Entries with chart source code

====

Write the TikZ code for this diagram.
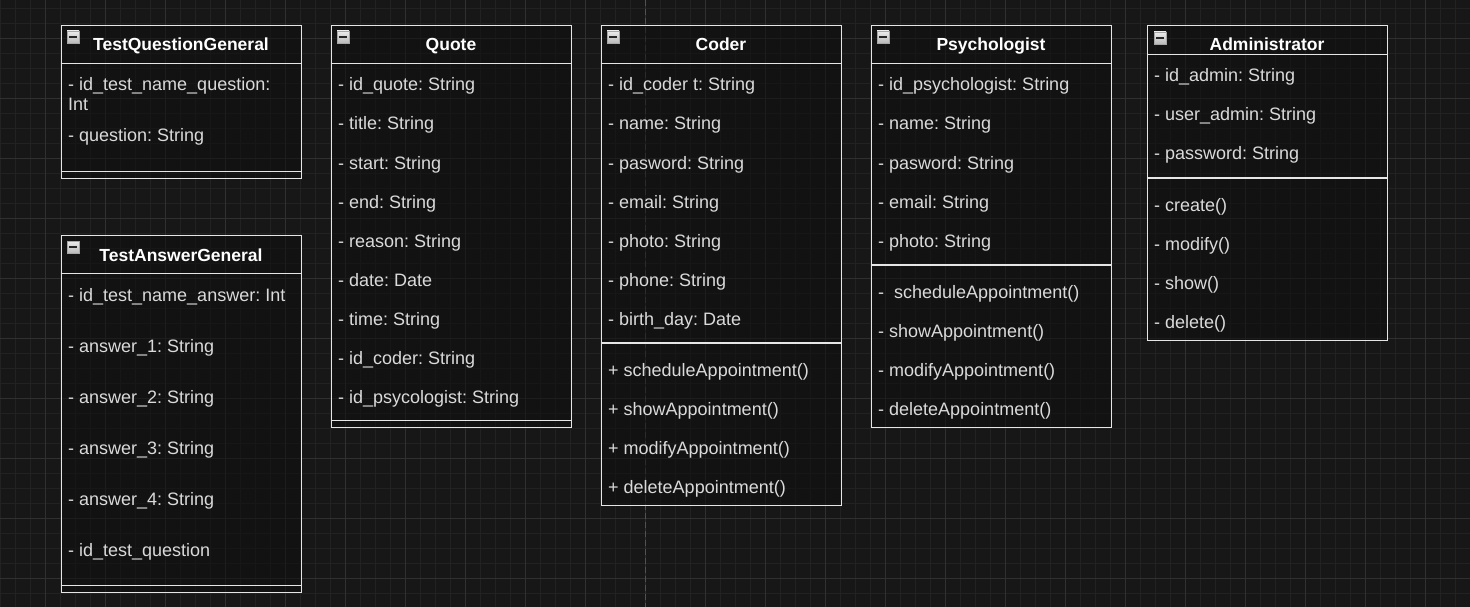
\documentclass[tikz,border=0pt]{standalone}
\usepackage{fontspec}
\setmainfont{Liberation Sans}
\frenchspacing
\definecolor{canvas}{HTML}{171717}
\definecolor{minorline}{HTML}{222222}
\definecolor{majorline}{HTML}{303030}
\definecolor{boxline}{HTML}{E6E6E6}
\definecolor{boxfill}{HTML}{0E0E0E}
\definecolor{rowtext}{HTML}{DADADA}
\tikzset{
  classbox/.style={draw=boxline,line width=1.4pt,fill=boxfill,fill opacity=0.55,
    draw opacity=1,anchor=north west,inner sep=0pt},
  classline/.style={draw=boxline,line width=1.4pt},
  classtitle/.style={text=white,font=\bfseries\fontsize{17.5}{20}\selectfont,
    anchor=base,inner sep=0pt},
  attr/.style={text=rowtext,font=\fontsize{18}{21}\selectfont,anchor=base west,inner sep=0pt},
  minusicon/.style={draw=gray!70,line width=0.6pt,top color=gray!15,bottom color=gray!55,
    minimum size=12pt,inner sep=0pt,
    path picture={\draw[black!85,line width=1.6pt]
      ([xshift=-3.8pt]path picture bounding box.center) --
      ([xshift=3.8pt]path picture bounding box.center);}}
}
\begin{document}
\begin{tikzpicture}[x=1pt,y=-1pt]
  \useasboundingbox (0,0) rectangle (1470,607);
  \fill[canvas] (0,0) rectangle (1470,607);
  % grid
  \foreach \gx in {0,15,...,1470} \draw[minorline,line width=0.8pt] (\gx,0) -- (\gx,607);
  \foreach \gy in {8,23,...,607} \draw[minorline,line width=0.8pt] (0,\gy) -- (1470,\gy);
  \foreach \gx in {45,105,...,1470} \draw[majorline,line width=0.8pt] (\gx,0) -- (\gx,607);
  \foreach \gy in {38,98,...,607} \draw[majorline,line width=0.8pt] (0,\gy) -- (1470,\gy);
  \draw[black!68,line width=0.9pt,dash pattern=on 6pt off 3pt] (645.5,0) -- (645.5,607);

  % TestQuestionGeneral
  \node[classbox,minimum width=240pt,minimum height=153pt] (tqg) at (60.7,25) {};
  \draw[classline] (60.7,63.5) -- (300.7,63.5);
  \draw[classline] (60.7,171.5) -- (300.7,171.5);
  \node[minusicon] (tqg-icon) at (73,37) {};
  \path (181,51) node[classtitle] (tqg-title) {TestQuestionGeneral};
  \path (68,91) node[attr] (tqg-1) {- id\_test\_name\_question:};
  \path (68,111) node[attr] (tqg-2) {Int};
  \path (68,142) node[attr] (tqg-3) {- question: String};

  % TestAnswerGeneral
  \node[classbox,minimum width=240pt,minimum height=357pt] (tag) at (60.7,235) {};
  \draw[classline] (60.7,273.5) -- (300.7,273.5);
  \draw[classline] (60.7,585.5) -- (300.7,585.5);
  \node[minusicon] (tag-icon) at (73,247) {};
  \path (181,261) node[classtitle] (tag-title) {TestAnswerGeneral};
  \foreach \t [count=\i, evaluate=\i as \y using 301+51*(\i-1)] in
    {- id\_test\_name\_answer: Int,- answer\_1: String,- answer\_2: String,
     - answer\_3: String,- answer\_4: String,- id\_test\_question}
    \path (68,\y) node[attr] (tag-\i) {\t};

  % Quote
  \node[classbox,minimum width=240pt,minimum height=402pt] (quote) at (330.7,25) {};
  \draw[classline] (330.7,63.5) -- (570.7,63.5);
  \draw[classline] (330.7,420.5) -- (570.7,420.5);
  \node[minusicon] (quote-icon) at (343,37) {};
  \path (451,51) node[classtitle] (quote-title) {Quote};
  \foreach \t [count=\i, evaluate=\i as \y using 91+39*(\i-1)] in
    {- id\_quote: String,- title: String,- start: String,- end: String,
     - reason: String,- date: Date,- time: String,- id\_coder: String,
     - id\_psycologist: String}
    \path (338,\y) node[attr] (quote-\i) {\t};

  % Coder
  \node[classbox,minimum width=240pt,minimum height=480pt] (coder) at (600.7,25) {};
  \draw[classline] (600.7,63.5) -- (840.7,63.5);
  \draw[classline] (600.7,343) -- (840.7,343);
  \node[minusicon] (coder-icon) at (613,37) {};
  \path (721,51) node[classtitle] (coder-title) {Coder};
  \foreach \t [count=\i, evaluate=\i as \y using 91+39*(\i-1)] in
    {- id\_coder t: String,- name: String,- pasword: String,- email: String,
     - photo: String,- phone: String,- birth\_day: Date}
    \path (608,\y) node[attr] (coder-a\i) {\t};
  \foreach \t [count=\i, evaluate=\i as \y using 376+39*(\i-1)] in
    {+ scheduleAppointment(),+ showAppointment(),+ modifyAppointment(),
     + deleteAppointment()}
    \path (608,\y) node[attr] (coder-m\i) {\t};

  % Psychologist
  \node[classbox,minimum width=240pt,minimum height=402pt] (psych) at (870.7,25) {};
  \draw[classline] (870.7,63.5) -- (1110.7,63.5);
  \draw[classline] (870.7,265) -- (1110.7,265);
  \node[minusicon] (psych-icon) at (883,37) {};
  \path (991,51) node[classtitle] (psych-title) {Psychologist};
  \foreach \t [count=\i, evaluate=\i as \y using 91+39*(\i-1)] in
    {- id\_psychologist: String,- name: String,- pasword: String,
     - email: String,- photo: String}
    \path (878,\y) node[attr] (psych-a\i) {\t};
  \foreach \t [count=\i, evaluate=\i as \y using 298+39*(\i-1)] in
    {-~~scheduleAppointment(),- showAppointment(),- modifyAppointment(),
     - deleteAppointment()}
    \path (878,\y) node[attr] (psych-m\i) {\t};

  % Administrator
  \node[classbox,minimum width=240pt,minimum height=315pt] (admin) at (1146.7,25) {};
  \draw[classline] (1146.7,54.5) -- (1386.7,54.5);
  \draw[classline] (1146.7,178) -- (1386.7,178);
  \node[minusicon] (admin-icon) at (1160,38) {};
  \path (1267,51) node[classtitle] (admin-title) {Administrator};
  \foreach \t [count=\i, evaluate=\i as \y using 82+39*(\i-1)] in
    {- id\_admin: String,- user\_admin: String,- password: String}
    \path (1154,\y) node[attr] (admin-a\i) {\t};
  \foreach \t [count=\i, evaluate=\i as \y using 211+39*(\i-1)] in
    {- create(),- modify(),- show(),- delete()}
    \path (1154,\y) node[attr] (admin-m\i) {\t};
\end{tikzpicture}
\end{document}
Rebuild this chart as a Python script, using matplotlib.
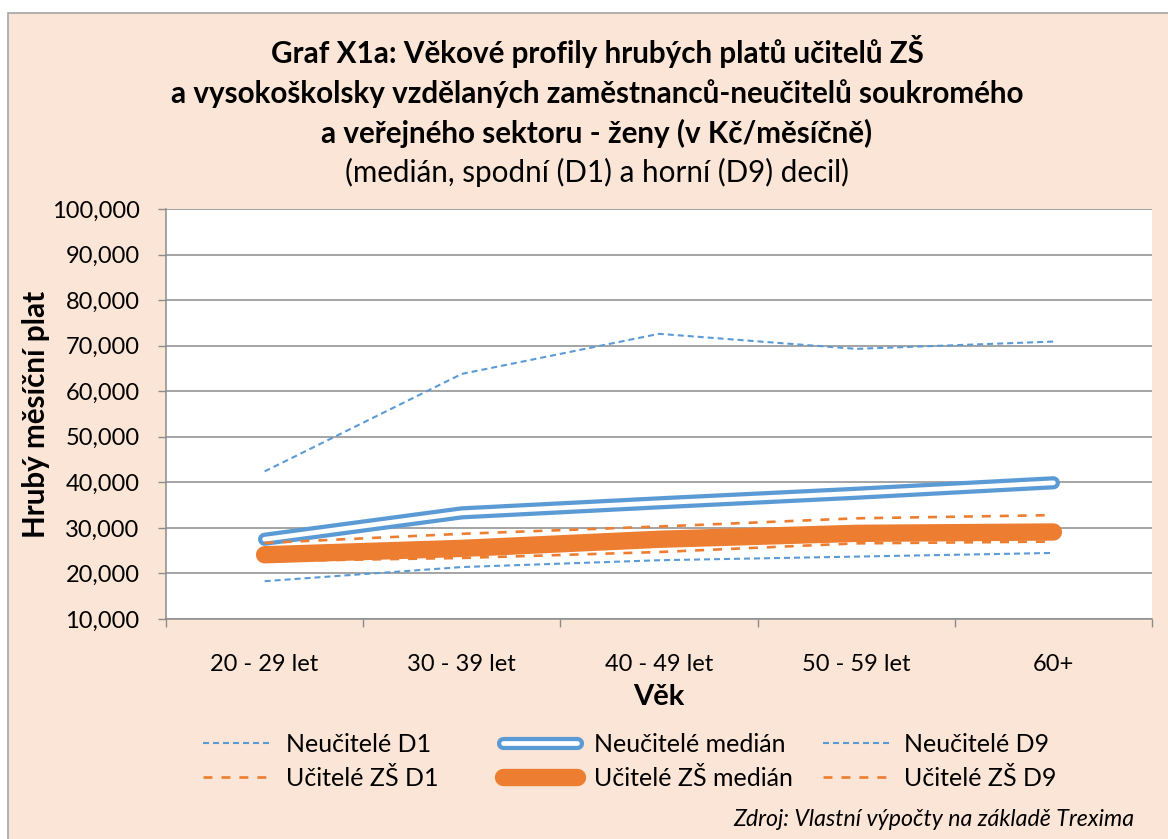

====

Drop the images and repeat the data exactly.

◆ RESULT FOR THIS TASK ◆
Write the TikZ code for this diagram.
\documentclass[tikz,border=0pt]{standalone}
\usepackage{fontspec}
\setmainfont{Liberation Sans}
\frenchspacing
\definecolor{canvas}{HTML}{171717}
\definecolor{minorline}{HTML}{222222}
\definecolor{majorline}{HTML}{303030}
\definecolor{boxline}{HTML}{E6E6E6}
\definecolor{boxfill}{HTML}{0E0E0E}
\definecolor{rowtext}{HTML}{DADADA}
\tikzset{
  classbox/.style={draw=boxline,line width=1.4pt,fill=boxfill,fill opacity=0.55,
    draw opacity=1,anchor=north west,inner sep=0pt},
  classline/.style={draw=boxline,line width=1.4pt},
  classtitle/.style={text=white,font=\bfseries\fontsize{17.5}{20}\selectfont,
    anchor=base,inner sep=0pt},
  attr/.style={text=rowtext,font=\fontsize{18}{21}\selectfont,anchor=base west,inner sep=0pt},
  minusicon/.style={draw=gray!70,line width=0.6pt,top color=gray!15,bottom color=gray!55,
    minimum size=12pt,inner sep=0pt,
    path picture={\draw[black!85,line width=1.6pt]
      ([xshift=-3.8pt]path picture bounding box.center) --
      ([xshift=3.8pt]path picture bounding box.center);}}
}
\begin{document}
\begin{tikzpicture}[x=1pt,y=-1pt]
  \useasboundingbox (0,0) rectangle (1470,607);
  \fill[canvas] (0,0) rectangle (1470,607);
  % grid
  \foreach \gx in {0,15,...,1470} \draw[minorline,line width=0.8pt] (\gx,0) -- (\gx,607);
  \foreach \gy in {8,23,...,607} \draw[minorline,line width=0.8pt] (0,\gy) -- (1470,\gy);
  \foreach \gx in {45,105,...,1470} \draw[majorline,line width=0.8pt] (\gx,0) -- (\gx,607);
  \foreach \gy in {38,98,...,607} \draw[majorline,line width=0.8pt] (0,\gy) -- (1470,\gy);
  \draw[black!68,line width=0.9pt,dash pattern=on 6pt off 3pt] (645.5,0) -- (645.5,607);

  % TestQuestionGeneral
  \node[classbox,minimum width=240pt,minimum height=153pt] (tqg) at (60.7,25) {};
  \draw[classline] (60.7,63.5) -- (300.7,63.5);
  \draw[classline] (60.7,171.5) -- (300.7,171.5);
  \node[minusicon] (tqg-icon) at (73,37) {};
  \path (181,51) node[classtitle] (tqg-title) {TestQuestionGeneral};
  \path (68,91) node[attr] (tqg-1) {- id\_test\_name\_question:};
  \path (68,111) node[attr] (tqg-2) {Int};
  \path (68,142) node[attr] (tqg-3) {- question: String};

  % TestAnswerGeneral
  \node[classbox,minimum width=240pt,minimum height=357pt] (tag) at (60.7,235) {};
  \draw[classline] (60.7,273.5) -- (300.7,273.5);
  \draw[classline] (60.7,585.5) -- (300.7,585.5);
  \node[minusicon] (tag-icon) at (73,247) {};
  \path (181,261) node[classtitle] (tag-title) {TestAnswerGeneral};
  \foreach \t [count=\i, evaluate=\i as \y using 301+51*(\i-1)] in
    {- id\_test\_name\_answer: Int,- answer\_1: String,- answer\_2: String,
     - answer\_3: String,- answer\_4: String,- id\_test\_question}
    \path (68,\y) node[attr] (tag-\i) {\t};

  % Quote
  \node[classbox,minimum width=240pt,minimum height=402pt] (quote) at (330.7,25) {};
  \draw[classline] (330.7,63.5) -- (570.7,63.5);
  \draw[classline] (330.7,420.5) -- (570.7,420.5);
  \node[minusicon] (quote-icon) at (343,37) {};
  \path (451,51) node[classtitle] (quote-title) {Quote};
  \foreach \t [count=\i, evaluate=\i as \y using 91+39*(\i-1)] in
    {- id\_quote: String,- title: String,- start: String,- end: String,
     - reason: String,- date: Date,- time: String,- id\_coder: String,
     - id\_psycologist: String}
    \path (338,\y) node[attr] (quote-\i) {\t};

  % Coder
  \node[classbox,minimum width=240pt,minimum height=480pt] (coder) at (600.7,25) {};
  \draw[classline] (600.7,63.5) -- (840.7,63.5);
  \draw[classline] (600.7,343) -- (840.7,343);
  \node[minusicon] (coder-icon) at (613,37) {};
  \path (721,51) node[classtitle] (coder-title) {Coder};
  \foreach \t [count=\i, evaluate=\i as \y using 91+39*(\i-1)] in
    {- id\_coder t: String,- name: String,- pasword: String,- email: String,
     - photo: String,- phone: String,- birth\_day: Date}
    \path (608,\y) node[attr] (coder-a\i) {\t};
  \foreach \t [count=\i, evaluate=\i as \y using 376+39*(\i-1)] in
    {+ scheduleAppointment(),+ showAppointment(),+ modifyAppointment(),
     + deleteAppointment()}
    \path (608,\y) node[attr] (coder-m\i) {\t};

  % Psychologist
  \node[classbox,minimum width=240pt,minimum height=402pt] (psych) at (870.7,25) {};
  \draw[classline] (870.7,63.5) -- (1110.7,63.5);
  \draw[classline] (870.7,265) -- (1110.7,265);
  \node[minusicon] (psych-icon) at (883,37) {};
  \path (991,51) node[classtitle] (psych-title) {Psychologist};
  \foreach \t [count=\i, evaluate=\i as \y using 91+39*(\i-1)] in
    {- id\_psychologist: String,- name: String,- pasword: String,
     - email: String,- photo: String}
    \path (878,\y) node[attr] (psych-a\i) {\t};
  \foreach \t [count=\i, evaluate=\i as \y using 298+39*(\i-1)] in
    {-~~scheduleAppointment(),- showAppointment(),- modifyAppointment(),
     - deleteAppointment()}
    \path (878,\y) node[attr] (psych-m\i) {\t};

  % Administrator
  \node[classbox,minimum width=240pt,minimum height=315pt] (admin) at (1146.7,25) {};
  \draw[classline] (1146.7,54.5) -- (1386.7,54.5);
  \draw[classline] (1146.7,178) -- (1386.7,178);
  \node[minusicon] (admin-icon) at (1160,38) {};
  \path (1267,51) node[classtitle] (admin-title) {Administrator};
  \foreach \t [count=\i, evaluate=\i as \y using 82+39*(\i-1)] in
    {- id\_admin: String,- user\_admin: String,- password: String}
    \path (1154,\y) node[attr] (admin-a\i) {\t};
  \foreach \t [count=\i, evaluate=\i as \y using 211+39*(\i-1)] in
    {- create(),- modify(),- show(),- delete()}
    \path (1154,\y) node[attr] (admin-m\i) {\t};
\end{tikzpicture}
\end{document}
Rebuild this chart as a Python script, using matplotlib.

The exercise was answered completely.